● DIRECTIONS FOR THIS TASK
Write out the listing, please, but only from its first line through the line containing "import plotly.graph_objects as go", exactly as given and without pictures.

● MATERIAL SHOWN
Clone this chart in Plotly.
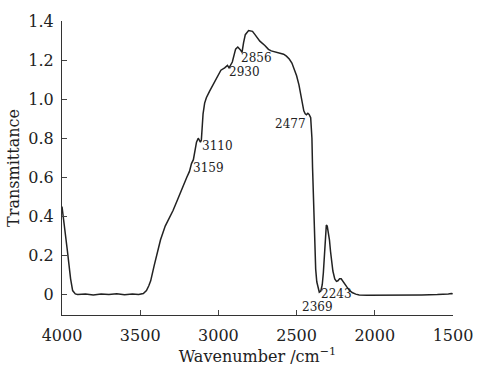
import plotly.graph_objects as go

wavenumber = [4000, 3985, 3965, 3945, 3932, 3915, 3900, 3850, 3800, 3750, 3700, 3650, 3600, 3550, 3510, 3480,
              3460, 3445, 3433, 3410, 3390, 3370, 3340, 3308, 3290, 3264, 3230, 3202, 3185, 3172, 3160, 3150,
              3140, 3129, 3122, 3115, 3109, 3098, 3088, 3077, 3057, 3015, 2984, 2960, 2942, 2932, 2911, 2890,
              2876, 2859, 2849, 2839, 2828, 2807, 2782, 2766, 2750, 2735, 2703, 2680, 2662, 2640, 2620, 2600,
              2583, 2565, 2547, 2530, 2516, 2500, 2485, 2470, 2454, 2445, 2437, 2428, 2420, 2410, 2402, 2398,
              2394, 2390, 2384, 2378, 2371, 2362, 2355, 2345, 2336, 2329, 2322, 2316, 2310, 2304, 2297, 2290,
              2283, 2277, 2268, 2256, 2245, 2236, 2225, 2215, 2205, 2194, 2180, 2163, 2145, 2122, 2100, 2050,
              2000, 1900, 1800, 1700, 1600, 1550, 1530, 1510, 1502]
transmittance = [0.45, 0.36, 0.22, 0.08, 0.02, 0.003, 0.0, 0.002, -0.002, 0.003, 0.0, 0.004, -0.001, 0.002, 0.0, 0.005,
                 0.02, 0.045, 0.07, 0.15, 0.21, 0.28, 0.35, 0.40, 0.43, 0.48, 0.55, 0.60, 0.63, 0.67, 0.69, 0.73,
                 0.78, 0.80, 0.79, 0.78, 0.79, 0.925, 0.98, 1.007, 1.04, 1.107, 1.148, 1.16, 1.173, 1.16, 1.19, 1.256,
                 1.267, 1.252, 1.239, 1.289, 1.33, 1.351, 1.347, 1.33, 1.31, 1.297, 1.275, 1.255, 1.247, 1.242, 1.24, 1.236,
                 1.23, 1.22, 1.205, 1.185, 1.156, 1.12, 1.073, 1.01, 0.94, 0.925, 0.92, 0.928, 0.922, 0.905, 0.80, 0.65,
                 0.52, 0.40, 0.25, 0.13, 0.065, 0.025, 0.012, 0.018, 0.05, 0.11, 0.22, 0.31, 0.355, 0.35, 0.32, 0.28,
                 0.22, 0.17, 0.12, 0.08, 0.067, 0.07, 0.08, 0.08, 0.07, 0.06, 0.04, 0.022, 0.01, 0.002, -0.003, -0.004,
                 -0.004, -0.003, -0.003, -0.002, 0.0, 0.0, 0.003, 0.005, 0.004]

x_ticks = [4000, 3500, 3000, 2500, 2000, 1500]
y_ticks = [0, 0.2, 0.4, 0.6, 0.8, 1.0, 1.2, 1.4]
y_ticktext = ["0", "0.2", "0.4", "0.6", "0.8", "1.0", "1.2", "1.4"]

peak_labels = ["3159", "3110", "2930", "2856", "2477", "2243", "2369"]
peak_x = [3170, 3109, 2938, 2859, 2435, 2350, 2471]
peak_y = [0.645, 0.76, 1.14, 1.21, 0.875, 0.0, -0.066]
peak_anchor = ["left", "left", "left", "left", "right", "left", "left"]

FONT = "'DejaVu Serif', serif"
INK = "#222222"

fig = go.Figure()
fig.add_trace(go.Scatter(x=wavenumber, y=transmittance, mode="lines",
                         line=dict(color=INK, width=1.5), showlegend=False))

for t, x, y, a in zip(peak_labels, peak_x, peak_y, peak_anchor):
    fig.add_annotation(x=x, y=y, text=t, showarrow=False, xanchor=a, yanchor="middle",
                       font=dict(family=FONT, size=12, color=INK), borderpad=0)

fig.update_layout(
    width=485, height=370,
    margin=dict(l=62, r=22, t=21, b=46),
    paper_bgcolor="white", plot_bgcolor="white",
    font=dict(family=FONT, color=INK),
    xaxis=dict(range=[4000, 1500], tickvals=x_ticks, ticks="inside", ticklen=5,
               showline=True, linecolor="#333333", linewidth=1.2, showgrid=False, zeroline=False,
               tickfont=dict(family=FONT, size=16, color=INK), ticklabelstandoff=6,
               title=dict(text="Wavenumber /cm<sup>−1</sup>", font=dict(family=FONT, size=16, color=INK), standoff=2)),
    yaxis=dict(range=[-0.105, 1.4], tickvals=y_ticks, ticktext=y_ticktext, ticks="inside", ticklen=5,
               showline=True, linecolor="#333333", linewidth=1.2, showgrid=False, zeroline=False,
               tickfont=dict(family=FONT, size=16, color=INK), ticklabelstandoff=4,
               title=dict(text="Transmittance", font=dict(family=FONT, size=16, color=INK), standoff=4)),
)

fig.write_html("out.html")
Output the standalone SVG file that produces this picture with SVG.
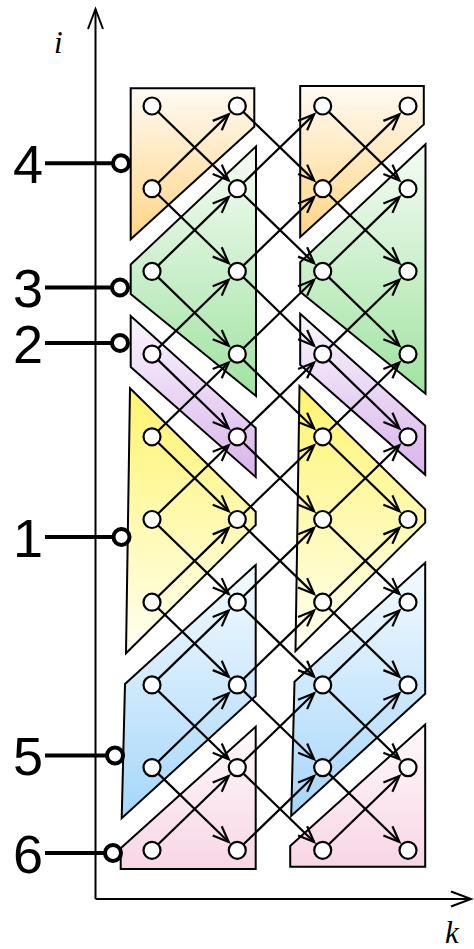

● SOLUTION FOR THIS PROBLEM
Clone this chart in Plotly.
import plotly.graph_objects as go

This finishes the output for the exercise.